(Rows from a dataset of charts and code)
----

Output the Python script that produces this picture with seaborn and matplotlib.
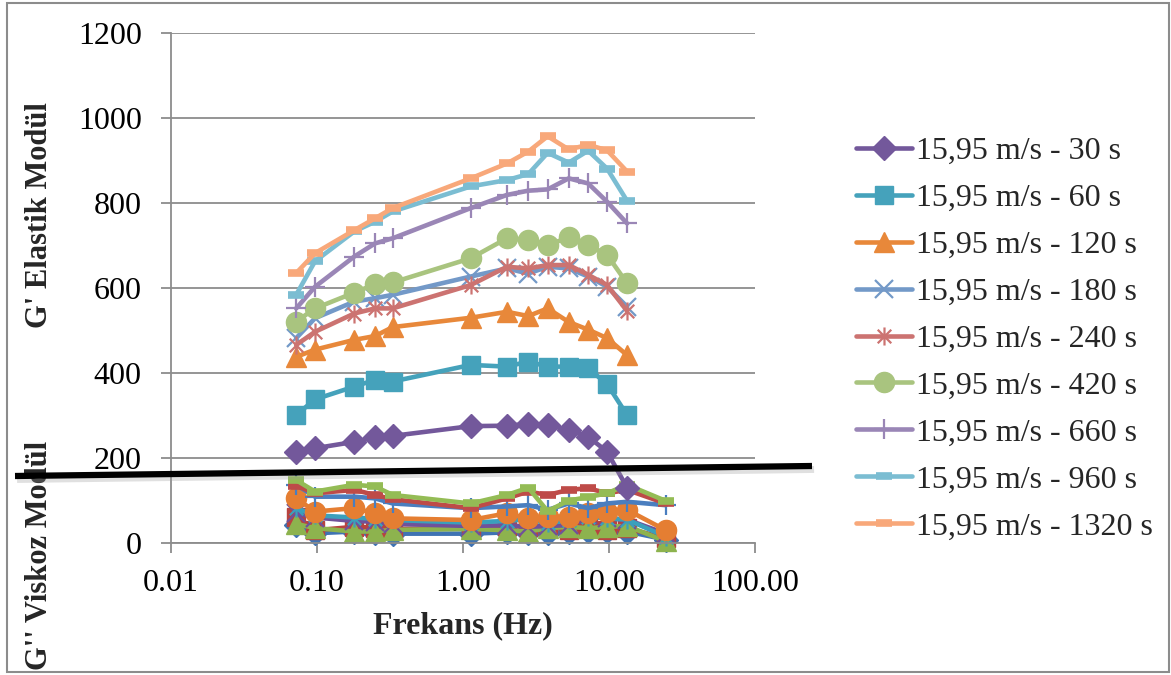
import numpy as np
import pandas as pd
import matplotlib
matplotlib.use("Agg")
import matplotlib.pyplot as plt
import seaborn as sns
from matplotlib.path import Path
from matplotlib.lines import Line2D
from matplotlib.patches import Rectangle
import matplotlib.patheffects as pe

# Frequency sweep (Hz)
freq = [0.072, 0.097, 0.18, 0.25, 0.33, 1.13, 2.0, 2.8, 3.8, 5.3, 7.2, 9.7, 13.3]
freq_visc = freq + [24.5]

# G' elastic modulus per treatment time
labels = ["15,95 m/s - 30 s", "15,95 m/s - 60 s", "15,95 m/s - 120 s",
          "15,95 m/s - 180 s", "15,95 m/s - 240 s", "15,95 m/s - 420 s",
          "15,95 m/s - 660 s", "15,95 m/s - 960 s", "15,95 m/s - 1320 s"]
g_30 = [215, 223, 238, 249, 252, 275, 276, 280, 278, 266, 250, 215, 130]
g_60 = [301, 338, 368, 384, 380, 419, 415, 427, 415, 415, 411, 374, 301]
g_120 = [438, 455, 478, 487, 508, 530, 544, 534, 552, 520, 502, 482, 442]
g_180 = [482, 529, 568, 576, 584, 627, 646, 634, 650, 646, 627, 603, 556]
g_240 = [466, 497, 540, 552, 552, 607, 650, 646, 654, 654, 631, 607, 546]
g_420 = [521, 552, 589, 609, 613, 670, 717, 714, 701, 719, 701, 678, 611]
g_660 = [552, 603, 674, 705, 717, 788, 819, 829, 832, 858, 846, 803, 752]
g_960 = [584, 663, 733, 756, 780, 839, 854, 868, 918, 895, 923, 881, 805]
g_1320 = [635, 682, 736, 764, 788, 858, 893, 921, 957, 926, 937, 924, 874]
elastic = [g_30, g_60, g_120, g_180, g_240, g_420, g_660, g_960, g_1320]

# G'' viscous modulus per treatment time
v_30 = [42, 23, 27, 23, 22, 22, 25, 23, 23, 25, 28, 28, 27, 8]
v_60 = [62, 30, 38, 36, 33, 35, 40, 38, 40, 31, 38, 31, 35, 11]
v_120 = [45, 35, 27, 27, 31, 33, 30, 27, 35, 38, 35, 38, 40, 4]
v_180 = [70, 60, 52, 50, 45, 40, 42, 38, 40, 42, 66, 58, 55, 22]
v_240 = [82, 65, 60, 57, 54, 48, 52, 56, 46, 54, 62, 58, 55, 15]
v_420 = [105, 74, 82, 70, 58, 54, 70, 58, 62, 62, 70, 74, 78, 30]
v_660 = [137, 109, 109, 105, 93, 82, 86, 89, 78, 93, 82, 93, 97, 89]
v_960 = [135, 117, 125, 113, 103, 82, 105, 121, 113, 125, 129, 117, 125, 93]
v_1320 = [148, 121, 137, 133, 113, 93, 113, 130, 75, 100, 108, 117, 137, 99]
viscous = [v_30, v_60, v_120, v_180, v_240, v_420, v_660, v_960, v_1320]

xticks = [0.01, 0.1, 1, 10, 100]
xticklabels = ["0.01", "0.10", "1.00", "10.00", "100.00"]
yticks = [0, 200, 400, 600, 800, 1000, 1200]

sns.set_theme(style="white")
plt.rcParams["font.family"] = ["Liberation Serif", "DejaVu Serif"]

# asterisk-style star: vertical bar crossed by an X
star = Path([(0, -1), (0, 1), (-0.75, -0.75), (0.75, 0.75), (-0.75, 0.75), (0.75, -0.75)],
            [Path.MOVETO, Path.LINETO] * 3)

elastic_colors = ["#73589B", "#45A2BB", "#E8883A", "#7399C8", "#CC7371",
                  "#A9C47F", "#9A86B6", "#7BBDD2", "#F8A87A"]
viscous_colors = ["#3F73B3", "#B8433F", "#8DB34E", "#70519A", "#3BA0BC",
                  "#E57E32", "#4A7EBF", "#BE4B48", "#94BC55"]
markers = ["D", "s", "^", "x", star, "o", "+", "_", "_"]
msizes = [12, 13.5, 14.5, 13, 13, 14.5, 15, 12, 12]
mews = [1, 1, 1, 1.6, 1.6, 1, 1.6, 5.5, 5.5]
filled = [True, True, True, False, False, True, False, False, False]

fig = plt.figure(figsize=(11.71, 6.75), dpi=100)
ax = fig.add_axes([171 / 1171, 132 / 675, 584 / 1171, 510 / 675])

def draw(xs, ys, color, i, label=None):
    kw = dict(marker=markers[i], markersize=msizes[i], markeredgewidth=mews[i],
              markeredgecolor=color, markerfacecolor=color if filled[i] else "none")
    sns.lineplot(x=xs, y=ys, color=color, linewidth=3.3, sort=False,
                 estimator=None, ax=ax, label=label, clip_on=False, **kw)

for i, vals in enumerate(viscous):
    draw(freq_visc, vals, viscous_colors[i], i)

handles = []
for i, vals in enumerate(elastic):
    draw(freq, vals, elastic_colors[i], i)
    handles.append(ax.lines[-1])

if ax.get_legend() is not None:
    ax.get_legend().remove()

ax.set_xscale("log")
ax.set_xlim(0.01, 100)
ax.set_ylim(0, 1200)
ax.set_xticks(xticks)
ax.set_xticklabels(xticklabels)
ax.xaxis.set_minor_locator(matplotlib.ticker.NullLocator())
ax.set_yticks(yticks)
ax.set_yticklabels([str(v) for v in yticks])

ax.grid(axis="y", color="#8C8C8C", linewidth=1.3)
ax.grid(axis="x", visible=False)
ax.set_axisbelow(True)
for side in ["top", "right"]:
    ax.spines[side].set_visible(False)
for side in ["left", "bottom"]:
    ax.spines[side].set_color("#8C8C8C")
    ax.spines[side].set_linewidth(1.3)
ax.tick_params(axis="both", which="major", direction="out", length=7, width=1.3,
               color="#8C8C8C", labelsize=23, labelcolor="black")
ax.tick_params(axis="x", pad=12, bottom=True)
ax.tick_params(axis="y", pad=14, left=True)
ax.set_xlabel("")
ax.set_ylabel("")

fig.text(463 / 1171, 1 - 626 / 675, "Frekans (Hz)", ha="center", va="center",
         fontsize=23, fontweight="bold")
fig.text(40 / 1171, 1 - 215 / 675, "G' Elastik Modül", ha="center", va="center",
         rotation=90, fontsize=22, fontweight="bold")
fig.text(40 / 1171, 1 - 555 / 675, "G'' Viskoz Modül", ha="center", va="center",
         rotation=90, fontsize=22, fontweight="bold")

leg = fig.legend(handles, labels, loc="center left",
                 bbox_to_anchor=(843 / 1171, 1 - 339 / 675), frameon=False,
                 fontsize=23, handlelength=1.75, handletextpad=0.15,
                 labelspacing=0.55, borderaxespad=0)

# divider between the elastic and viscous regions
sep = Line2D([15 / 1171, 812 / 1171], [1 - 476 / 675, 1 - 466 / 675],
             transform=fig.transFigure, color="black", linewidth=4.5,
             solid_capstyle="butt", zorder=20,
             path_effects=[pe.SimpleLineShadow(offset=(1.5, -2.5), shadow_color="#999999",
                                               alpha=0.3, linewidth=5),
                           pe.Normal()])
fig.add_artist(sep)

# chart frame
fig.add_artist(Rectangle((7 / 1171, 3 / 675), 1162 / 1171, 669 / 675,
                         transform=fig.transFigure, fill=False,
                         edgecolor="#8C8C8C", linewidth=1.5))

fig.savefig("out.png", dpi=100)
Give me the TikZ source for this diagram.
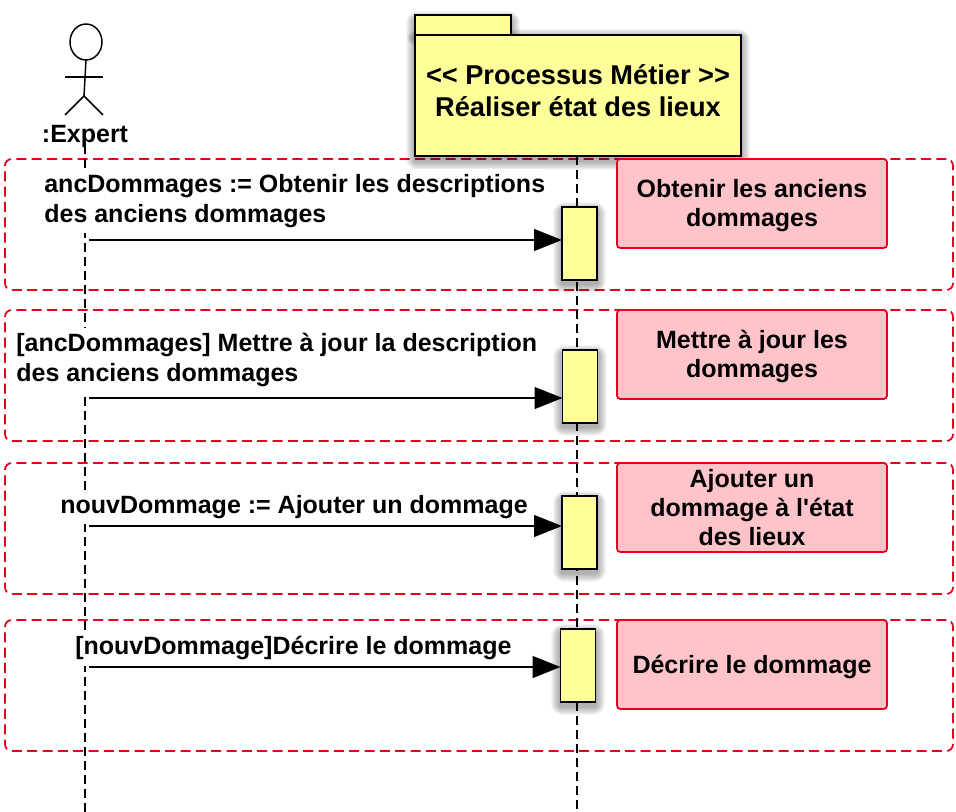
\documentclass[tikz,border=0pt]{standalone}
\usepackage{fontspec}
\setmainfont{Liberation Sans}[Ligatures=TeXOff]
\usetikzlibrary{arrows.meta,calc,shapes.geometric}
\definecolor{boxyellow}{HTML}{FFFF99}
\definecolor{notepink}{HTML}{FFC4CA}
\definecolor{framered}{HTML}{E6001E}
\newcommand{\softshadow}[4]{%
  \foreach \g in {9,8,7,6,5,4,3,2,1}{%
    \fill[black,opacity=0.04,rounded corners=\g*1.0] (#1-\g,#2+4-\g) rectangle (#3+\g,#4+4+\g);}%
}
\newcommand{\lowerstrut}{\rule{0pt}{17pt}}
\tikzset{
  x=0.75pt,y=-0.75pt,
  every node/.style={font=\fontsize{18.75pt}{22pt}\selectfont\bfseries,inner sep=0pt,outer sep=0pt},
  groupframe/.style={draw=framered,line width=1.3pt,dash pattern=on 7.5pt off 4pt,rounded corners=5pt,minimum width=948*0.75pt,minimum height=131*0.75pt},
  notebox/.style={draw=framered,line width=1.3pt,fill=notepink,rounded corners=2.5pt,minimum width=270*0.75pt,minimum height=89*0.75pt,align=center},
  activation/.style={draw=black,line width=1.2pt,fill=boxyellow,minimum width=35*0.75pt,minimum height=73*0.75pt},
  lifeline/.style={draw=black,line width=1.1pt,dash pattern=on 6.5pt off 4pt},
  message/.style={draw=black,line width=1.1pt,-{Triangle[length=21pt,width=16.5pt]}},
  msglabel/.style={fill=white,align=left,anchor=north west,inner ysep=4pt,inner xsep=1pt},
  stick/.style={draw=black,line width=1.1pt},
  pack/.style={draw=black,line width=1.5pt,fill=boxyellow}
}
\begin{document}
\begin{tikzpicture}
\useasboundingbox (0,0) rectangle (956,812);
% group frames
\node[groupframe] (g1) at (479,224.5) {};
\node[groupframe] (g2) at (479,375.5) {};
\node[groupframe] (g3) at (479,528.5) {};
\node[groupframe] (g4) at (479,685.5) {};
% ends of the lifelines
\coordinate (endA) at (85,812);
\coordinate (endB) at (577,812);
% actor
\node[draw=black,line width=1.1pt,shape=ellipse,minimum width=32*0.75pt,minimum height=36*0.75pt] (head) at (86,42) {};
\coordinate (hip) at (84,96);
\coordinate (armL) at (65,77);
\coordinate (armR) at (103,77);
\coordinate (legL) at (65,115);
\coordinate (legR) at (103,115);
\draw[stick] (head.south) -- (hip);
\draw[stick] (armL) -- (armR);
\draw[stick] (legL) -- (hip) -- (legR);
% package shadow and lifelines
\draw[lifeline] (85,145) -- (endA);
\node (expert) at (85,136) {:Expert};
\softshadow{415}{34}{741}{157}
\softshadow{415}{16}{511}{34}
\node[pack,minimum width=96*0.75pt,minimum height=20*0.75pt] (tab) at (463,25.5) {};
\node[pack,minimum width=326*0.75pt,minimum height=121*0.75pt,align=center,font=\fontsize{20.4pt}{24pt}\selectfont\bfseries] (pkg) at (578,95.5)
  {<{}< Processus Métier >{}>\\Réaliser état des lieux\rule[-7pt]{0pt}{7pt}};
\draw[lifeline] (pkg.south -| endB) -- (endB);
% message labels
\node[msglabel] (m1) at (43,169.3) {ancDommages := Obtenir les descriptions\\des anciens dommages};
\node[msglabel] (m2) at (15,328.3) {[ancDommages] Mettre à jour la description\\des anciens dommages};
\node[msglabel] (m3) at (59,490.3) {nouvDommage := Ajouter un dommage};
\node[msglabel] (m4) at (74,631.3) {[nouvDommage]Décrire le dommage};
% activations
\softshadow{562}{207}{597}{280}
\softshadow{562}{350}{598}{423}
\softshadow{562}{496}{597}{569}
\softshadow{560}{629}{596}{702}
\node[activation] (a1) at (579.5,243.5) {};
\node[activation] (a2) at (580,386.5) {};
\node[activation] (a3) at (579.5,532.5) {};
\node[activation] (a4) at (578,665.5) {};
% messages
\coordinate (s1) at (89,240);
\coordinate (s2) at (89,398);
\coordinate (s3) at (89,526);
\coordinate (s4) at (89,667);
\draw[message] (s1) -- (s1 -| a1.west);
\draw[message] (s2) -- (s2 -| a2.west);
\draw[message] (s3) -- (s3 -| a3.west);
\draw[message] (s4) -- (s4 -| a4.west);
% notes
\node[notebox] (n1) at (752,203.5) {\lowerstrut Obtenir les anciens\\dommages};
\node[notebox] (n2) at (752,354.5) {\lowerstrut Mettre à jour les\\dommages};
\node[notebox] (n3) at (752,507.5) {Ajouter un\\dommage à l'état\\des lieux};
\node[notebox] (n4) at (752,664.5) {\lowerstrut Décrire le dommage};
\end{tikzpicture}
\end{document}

----

REQUIREMENTS: Give again, exactly, the lines from the start of the data through the one holding "g_660, g_960, g_1320]"; omit the pictures.

SOLUTION:
Output the Python script that produces this picture with seaborn and matplotlib.
import numpy as np
import pandas as pd
import matplotlib
matplotlib.use("Agg")
import matplotlib.pyplot as plt
import seaborn as sns
from matplotlib.path import Path
from matplotlib.lines import Line2D
from matplotlib.patches import Rectangle
import matplotlib.patheffects as pe

# Frequency sweep (Hz)
freq = [0.072, 0.097, 0.18, 0.25, 0.33, 1.13, 2.0, 2.8, 3.8, 5.3, 7.2, 9.7, 13.3]
freq_visc = freq + [24.5]

# G' elastic modulus per treatment time
labels = ["15,95 m/s - 30 s", "15,95 m/s - 60 s", "15,95 m/s - 120 s",
          "15,95 m/s - 180 s", "15,95 m/s - 240 s", "15,95 m/s - 420 s",
          "15,95 m/s - 660 s", "15,95 m/s - 960 s", "15,95 m/s - 1320 s"]
g_30 = [215, 223, 238, 249, 252, 275, 276, 280, 278, 266, 250, 215, 130]
g_60 = [301, 338, 368, 384, 380, 419, 415, 427, 415, 415, 411, 374, 301]
g_120 = [438, 455, 478, 487, 508, 530, 544, 534, 552, 520, 502, 482, 442]
g_180 = [482, 529, 568, 576, 584, 627, 646, 634, 650, 646, 627, 603, 556]
g_240 = [466, 497, 540, 552, 552, 607, 650, 646, 654, 654, 631, 607, 546]
g_420 = [521, 552, 589, 609, 613, 670, 717, 714, 701, 719, 701, 678, 611]
g_660 = [552, 603, 674, 705, 717, 788, 819, 829, 832, 858, 846, 803, 752]
g_960 = [584, 663, 733, 756, 780, 839, 854, 868, 918, 895, 923, 881, 805]
g_1320 = [635, 682, 736, 764, 788, 858, 893, 921, 957, 926, 937, 924, 874]
elastic = [g_30, g_60, g_120, g_180, g_240, g_420, g_660, g_960, g_1320]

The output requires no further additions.